To such a list, computer-based hypertextuality should be added: text which can take the reader directly to other texts (regardless of authorship or location). This kind of intertextuality disrupts the conventional 'linearity' of texts. Reading such texts is seldom a question of following standard sequences predetermined by their authors.

It may be useful to consider the issue of 'degrees of intertextuality'. Would the 'most intertextual' text be an indistinguishable copy of another text, or would that have gone beyond what it means to be intertextual? Would the 'most intratextual' text be one which approached the impossible goal of referring only to itself? Even if no specific text is referred to, texts are written within genres and use language in ways which their authors have seldom 'invented'. Intertextuality does not seem to be simply a continuum on a single dimension and there does not seem to be a consensus about what dimensions we should be looking for. Intertextuality is not a feature of the text alone but of the 'contract' which reading it forges between its author(s) and reader(s). Since the dominant mode of producing texts seems to involve masking their debts, reflexivity seems to be an important issue - we need to consider how marked the intertextuality is. Some defining features of intertextuality might include the following:


reflexivity: how reflexive (or self-conscious) the use of intertextuality seems to be (if reflexivity is important to what it means to be intertextual, then presumably an indistinguishable copy goes beyond being intertextual);
alteration: the alteration of sources (more noticeable alteration presumably making it more reflexively intertextual);
explicitness: the specificity and explicitness of reference(s) to other text(s) (e.g. direct quotation, attributed quotation) (is assuming recognition more reflexively intertextual?);
criticality to comprehension: how important it would be for the reader to recognize the intertextuality involved;
scale of adoption: the overall scale of allusion/incorporation within the text; and
structural unboundedness: to what extent the text is presented (or understood) as part of or tied to a larger structure (e.g. as part of a genre, of a series, of a serial, of a magazine, of an exhibition etc.) - factors which are often not under the control of the author of the text.

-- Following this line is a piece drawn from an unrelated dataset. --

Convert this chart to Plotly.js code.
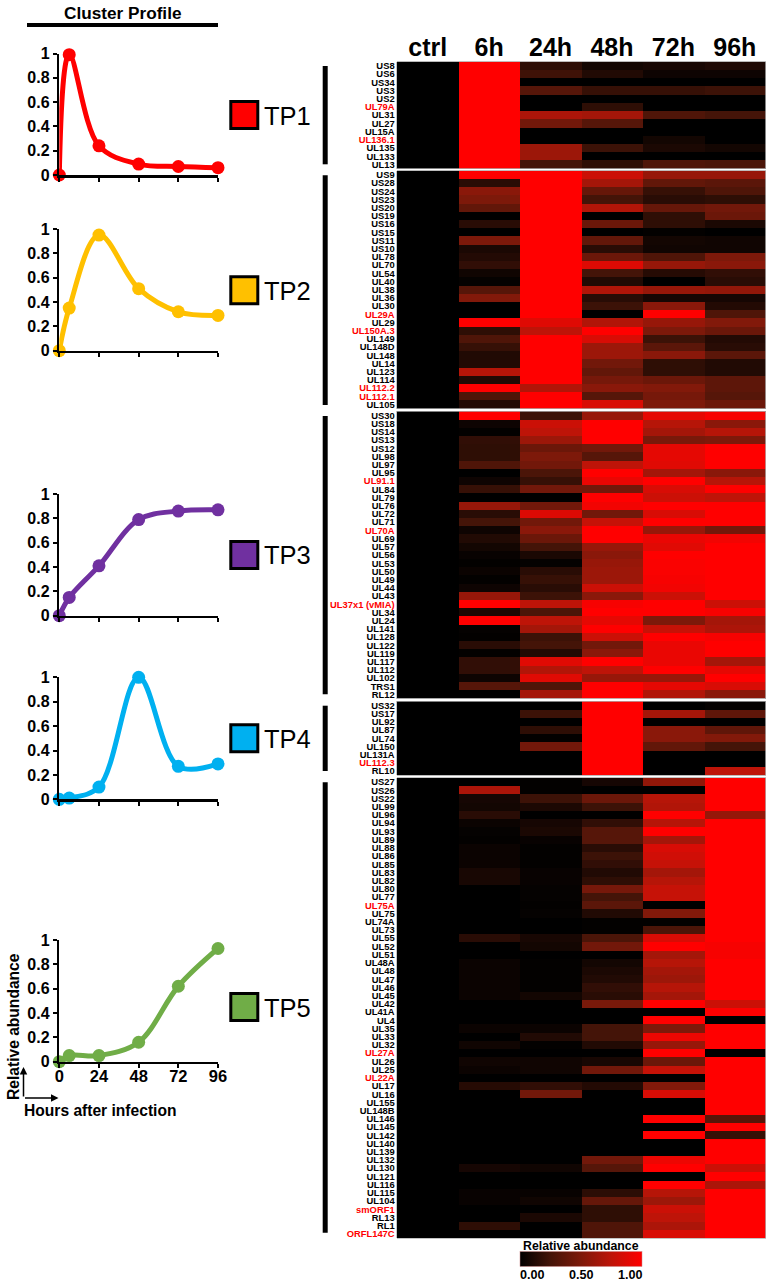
<!DOCTYPE html>
<html><head><meta charset="utf-8">
<script src="https://cdn.plot.ly/plotly-3.0.1.min.js"></script>
<style>html,body{margin:0;padding:0;background:#fff}#c{width:767px;height:1282px}</style>
</head><body><div id="c"></div>
<script>
const hours=[0,6,24,48,72,96];
const xTicks=[0,24,48,72,96];
const columns=['ctrl','6h','24h','48h','72h','96h'];
const clusterNames=['TP1','TP2','TP3','TP4','TP5'];
const clusterColors=['#ff0000','#ffc000','#7030a0','#00b0f0','#70ad47'];
const scaleLabels=['0.00','0.50','1.00'];
const tp1Profile=[0,0.99,0.24,0.09,0.07,0.06];
const tp2Profile=[0,0.35,0.95,0.51,0.32,0.29];
const tp3Profile=[0,0.15,0.41,0.79,0.86,0.87];
const tp4Profile=[0,0.01,0.10,1,0.27,0.29];
const tp5Profile=[0,0.05,0.05,0.16,0.62,0.93];
const redGenes=['UL79A','UL136.1','UL29A','UL150A.3','UL112.2','UL112.1','UL91.1','UL70A','UL37x1 (vMIA)','UL112.3','UL75A','UL27A','UL22A','smORF1','ORFL147C'];
// each row: gene, 6h, 24h, 48h, 72h, 96h (ctrl is 0 for every gene)
const tp1Rows=[
['US8',1,.16,.07,.09,.11],['US6',1,.23,.12,.05,.05],['US34',1,0,0,0,0],['US3',1,.33,.2,.2,.22],['US2',1,0,0,0,0],
['UL79A',1,0,.17,0,0],['UL31',1,.68,.65,.3,.25],['UL27',1,.45,.33,0,0],['UL15A',1,0,0,0,0],['UL136.1',1,0,0,.07,0],
['UL135',1,.62,.22,.1,.07],['UL133',1,.62,0,0,0],['UL13',1,.25,.17,.3,.28]];
const tp2Rows=[
['US9',1,1,.8,.6,.6],['US28',.15,1,.65,.38,.35],['US24',.55,1,.4,.2,.3],['US23',.5,1,.25,.15,.17],['US20',.38,1,.7,.4,.45],
['US19',0,1,0,.17,.42],['US16',.15,1,.42,.17,.1],['US15',0,1,0,.01,0],['US11',.5,1,.38,.07,.06],['US10',.1,1,.15,.06,.06],
['UL78',.13,1,.42,.3,.5],['UL70',.18,1,.87,.6,.55],['UL54',.06,1,.25,.14,.18],['UL40',.02,1,.12,0,.15],['UL38',.33,1,.7,.6,.58],
['UL36',.52,1,.15,.08,.08],['UL30',0,1,.22,.55,.13],['UL29A',0,1,0,1,.3],['UL29',1,.88,.7,.6,.52],['UL150A.3',.17,.75,1,.5,.42],
['UL149',.3,1,.85,.22,.13],['UL148D',.2,1,.62,.35,.15],['UL148',.12,1,.62,.55,.35],['UL14',.12,1,.45,.17,.12],['UL123',.72,1,.38,.17,.12],
['UL114',.12,1,.47,.42,.36],['UL112.2',1,.7,.55,.52,.36],['UL112.1',.3,1,.33,.47,.33],['UL105',.13,1,.85,.5,.42]];
const tp3Rows=[
['US30',1,.22,.6,.9,.97],['US18',.05,.8,1,.72,.55],['US14',.01,.75,1,.65,.72],['US13',.18,.62,1,.48,.5],['US12',.17,.42,.45,.9,1],
['UL98',.17,.5,.33,.9,1],['UL97',.3,.45,.75,.88,1],['UL95',0,.28,1,.65,.55],['UL91.1',.05,.2,.92,1,.72],['UL84',.2,.45,.45,.85,1],
['UL79',0,0,1,.8,.75],['UL76',.6,.45,.95,1,1],['UL72',.15,.87,.45,.85,1],['UL71',.25,.45,.78,1,1],['UL70A',.05,.55,1,.6,.45],
['UL69',.12,.42,1,.92,.95],['UL57',.07,.25,.6,.88,1],['UL56',.03,.1,.55,1,1],['UL53',.01,.02,.6,.98,1],['UL50',.04,.15,.62,.98,1],
['UL49',.01,.2,.62,.97,1],['UL44',.05,.15,.8,.95,1],['UL43',.6,.22,.55,.8,1],['UL37x1 (vMIA)',1,.75,.97,1,.8],['UL34',.1,.28,1,1,.97],
['UL24',1,.75,.9,.5,.65],['UL141',.02,.65,1,.78,.68],['UL128',.01,.22,.8,1,.97],['UL122',.15,.25,.45,.92,1],['UL119',.01,.13,.55,.92,1],
['UL117',.18,.88,1,.92,.65],['UL112',.18,.7,.75,1,.9],['UL102',.05,.88,.6,.6,1],['TRS1',.33,.3,1,.9,.85],['RL12',0,.65,1,.7,.55]];
const tp4Rows=[
['US32',0,0,1,0,.02],['US17',0,.22,1,.65,.37],['UL92',0,0,1,0,0],['UL87',0,.17,1,.55,.37],['UL74',0,.01,1,.55,.52],
['UL150',0,.45,1,.38,.25],['UL131A',0,0,1,0,0],['UL112.3',0,0,1,0,0],['RL10',0,0,1,0,.75]];
const tp5Rows=[
['US27',0,.01,.08,.58,1],['US26',.68,.01,0,0,1],['US22',.08,.22,.42,.72,1],['UL99',.07,.1,.22,.7,1],['UL96',.15,0,0,1,.6],
['UL94',.04,.08,.18,.72,1],['UL93',.02,.1,.33,1,1],['UL89',.01,.03,.33,.65,1],['UL88',.04,.01,.15,.85,1],['UL86',.04,.01,.22,.82,1],
['UL85',.04,.01,.18,.78,1],['UL83',.09,.03,.12,.65,1],['UL82',.09,.03,.17,.72,1],['UL80',0,.02,.47,.78,1],['UL77',0,.02,.25,.78,1],
['UL75A',0,.01,.35,0,1],['UL75',0,.02,.12,.52,1],['UL74A',0,0,.01,.01,1],['UL73',0,0,.01,.28,1],['UL55',.15,.09,.28,.85,1],
['UL52',0,.07,.45,1,.97],['UL51',0,0,0,.65,.97],['UL48A',.04,.01,.07,.72,1],['UL48',.04,.01,.1,.65,1],['UL47',.04,.01,.12,.62,1],
['UL46',.04,.01,.18,.72,1],['UL45',.04,.07,.15,.65,1],['UL42',0,0,.48,1,.8],['UL41A',0,0,0,0,1],['UL4',0,0,0,1,0],
['UL35',.04,.04,.25,.5,1],['UL33',0,.12,.25,.93,1],['UL32',.06,.01,.12,.6,1],['UL27A',0,0,0,1,0],['UL26',.06,.06,.09,.42,1],
['UL25',.04,.06,.45,.78,1],['UL22A',0,0,0,0,1],['UL17',.14,.18,.13,.52,1],['UL16',0,.45,0,.85,1],['UL155',0,0,0,0,1],
['UL148B',0,0,0,0,1],['UL146',0,0,0,1,.33],['UL145',0,0,0,0,1],['UL142',0,0,0,1,.2],['UL140',0,0,0,0,1],
['UL139',0,0,0,0,1],['UL132',0,0,.45,.93,1],['UL130',.08,.06,.33,1,.8],['UL121',0,0,0,0,1],['UL116',0,0,0,1,.68],
['UL115',.03,.03,.16,.72,1],['UL104',.03,.06,.4,.62,1],['smORF1',0,0,.17,.8,1],['RL13',0,.1,.17,.75,1],['RL1',.17,0,.3,.68,1],
['ORFL147C',0,0,.3,.85,1]];

const profiles=[tp1Profile,tp2Profile,tp3Profile,tp4Profile,tp5Profile];
const blocks=[tp1Rows,tp2Rows,tp3Rows,tp4Rows,tp5Rows];

// layout geometry in page pixels
const W=767,H=1282,FF='"Liberation Sans",Arial,sans-serif';
const px=x=>x/W, py=y=>1-y/H;
const profileBox=[[53.5,175],[229,350.7],[494,615.7],[677.3,799.3],[940,1061.7]];
const swatchY=[100,275.3,540,723.3,992];
const blockBox=[[61.7,168.7],[170.7,408.7],[411.3,698.7],[701.3,775.3],[778,1238]];
const sideBar=[[66,164.3],[175.3,405],[416,694.3],[705.7,771],[782.3,1232.7]];
const heatX=[397,765.5];
const scaleLabelX=[532,581,630];

const traces=[],layout={width:W,height:H,margin:{l:0,r:0,t:0,b:0,autoexpand:false},paper_bgcolor:'#fff',plot_bgcolor:'#fff',
  showlegend:false,font:{family:FF,color:'#000'},shapes:[],annotations:[]};
const note=(text,x,y,size,bold,extra)=>layout.annotations.push(Object.assign({text:bold?'<b>'+text+'</b>':text,xref:'paper',yref:'paper',
  x:px(x),y:py(y),xanchor:'center',yanchor:'middle',showarrow:false,font:{family:FF,size:size,color:'#000'}},extra||{}));
const rect=(x0,y0,x1,y1,fill,line,lw)=>layout.shapes.push({type:'rect',xref:'paper',yref:'paper',x0:px(x0),x1:px(x1),y0:py(y0),y1:py(y1),
  fillcolor:fill,line:{color:line||fill,width:lw||0}});

// line profiles
profiles.forEach((p,i)=>{
  const n=i+1,xa='xaxis'+(n>1?n:''),ya='yaxis'+(n>1?n:'');
  traces.push({type:'scatter',mode:'lines+markers',x:hours,y:p,xaxis:'x'+(n>1?n:''),yaxis:'y'+(n>1?n:''),cliponaxis:false,
    line:{color:clusterColors[i],width:5,shape:'spline',smoothing:1},marker:{color:clusterColors[i],size:13},hoverinfo:'skip'});
  layout[xa]={domain:[px(59.3),px(218)],range:[0,96],anchor:'y'+(n>1?n:''),tickmode:'array',tickvals:xTicks,ticktext:xTicks.map(String),
    showticklabels:i===4,ticks:'outside',ticklen:4,tickwidth:2,tickcolor:'#000',showline:true,linecolor:'#000',linewidth:2.5,showgrid:false,zeroline:false,
    tickfont:{family:FF,size:16.5,weight:'bold',color:'#000'},ticklabelstandoff:-6};
  layout[ya]={domain:[py(profileBox[i][1]),py(profileBox[i][0])],range:[0,1],anchor:'x'+(n>1?n:''),tickmode:'array',tickvals:[0,.2,.4,.6,.8,1],ticktext:['0','0.2','0.4','0.6','0.8','1'],
    ticks:'outside',ticklen:4,tickwidth:2,tickcolor:'#000',showline:true,linecolor:'#000',linewidth:2.5,showgrid:false,zeroline:false,
    tickfont:{family:FF,size:16,weight:'bold',color:'#000'}};
  rect(230.8,swatchY[i]+1.5,257.8,swatchY[i]+28.5,clusterColors[i],'#000',3);
  note(clusterNames[i],287.5,swatchY[i]+15.5,25.5,false);
});

// heat map blocks
const scale=[[0,'#000000'],[.25,'rgb(68,20,8)'],[.5,'rgb(125,25,10)'],[.75,'rgb(190,20,8)'],[1,'#ff0000']];
blocks.forEach((rows,i)=>{
  const n=i+6,genes=rows.map(r=>r[0]);
  const tr={type:'heatmap',x:columns,y:genes,z:rows.map(r=>[0].concat(r.slice(1))),xaxis:'x'+n,yaxis:'y'+n,zmin:0,zmax:1,colorscale:scale,
    xgap:0,ygap:0,showscale:i===0,hoverinfo:'skip'};
  if(i===0) tr.colorbar={orientation:'h',thickness:14.6,thicknessmode:'pixels',len:121.7,lenmode:'pixels',x:px(580.8),xanchor:'center',
    y:py(1267.3),yanchor:'bottom',yref:'paper',xpad:0,ypad:0,outlinewidth:.5,outlinecolor:'#c88',showticklabels:false,ticks:''};
  traces.push(tr);
  layout['xaxis'+n]={domain:[px(heatX[0]),px(heatX[1])],anchor:'y'+n,type:'category',categoryorder:'array',categoryarray:columns,side:'top',
    showticklabels:i===0,ticks:'',showgrid:false,zeroline:false,showline:true,mirror:true,linecolor:'#8a8a8a',linewidth:.5,
    tickfont:{family:FF,size:25,weight:'bold',color:'#000'},ticklabelstandoff:-5};
  layout['yaxis'+n]={domain:[py(blockBox[i][1]),py(blockBox[i][0])],anchor:'x'+n,type:'category',categoryorder:'array',categoryarray:genes,autorange:'reversed',
    tickmode:'array',tickvals:genes,ticktext:genes.map(g=>redGenes.includes(g)?'<span style="color:#ff0000">'+g+'</span>':g),
    ticks:'',showgrid:false,zeroline:false,showline:true,mirror:true,linecolor:'#8a8a8a',linewidth:.5,
    tickfont:{family:FF,size:9.4,weight:'bold',color:'#000'}};
  rect(322.7,sideBar[i][0],327.7,sideBar[i][1],'#000');
});

// captions and rules
note('Cluster Profile',122.5,13.5,17.2,true);
rect(27,23,218,27,'#000');
note('Relative abundance',13.5,1026.5,15.6,true,{textangle:-90});
note('Hours after infection',100,1110.5,15.6,true);
note('Relative abundance',580.5,1245.5,12.3,true);
scaleLabels.forEach((t,i)=>note(t,scaleLabelX[i],1275.3,12.6,true));
layout.annotations.push({xref:'paper',yref:'paper',x:px(23.5),y:py(1067),ax:0,ay:31,axref:'pixel',ayref:'pixel',showarrow:true,arrowhead:2,arrowsize:1,arrowwidth:1.5,arrowcolor:'#000',text:''});
layout.annotations.push({xref:'paper',yref:'paper',x:px(58.5),y:py(1098),ax:-35,ay:0,axref:'pixel',ayref:'pixel',showarrow:true,arrowhead:2,arrowsize:1,arrowwidth:1.5,arrowcolor:'#000',text:''});

Plotly.newPlot('c',traces,layout,{displayModeBar:false,staticPlot:true});
</script></body></html>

Confounding the realist agenda that 'art imitates life,' intertextuality suggests that art imitates art. Oscar Wilde (typically) took this notion further, declaring provocatively that 'life imitates art'. Texts are instrumental not only in the construction of other texts but in the construction of experiences. Much of what we 'know' about the world is derived from what we have read in books, newspapers and magazines, from what we have seen in the cinema and on television and from what we have heard on the radio. Life is thus lived through texts and framed by texts to a greater extent than we are normally aware of. As Scott Lash observes, 'We are living in a society in which our perception is directed almost as often to representations as it is to "reality"' (Lash 1990, 24). Intertextuality blurs the boundaries not only between texts but between texts and the world of lived experience. Indeed, we may argue that we know no pre-textual experience. The world as we know it is merely its current representation.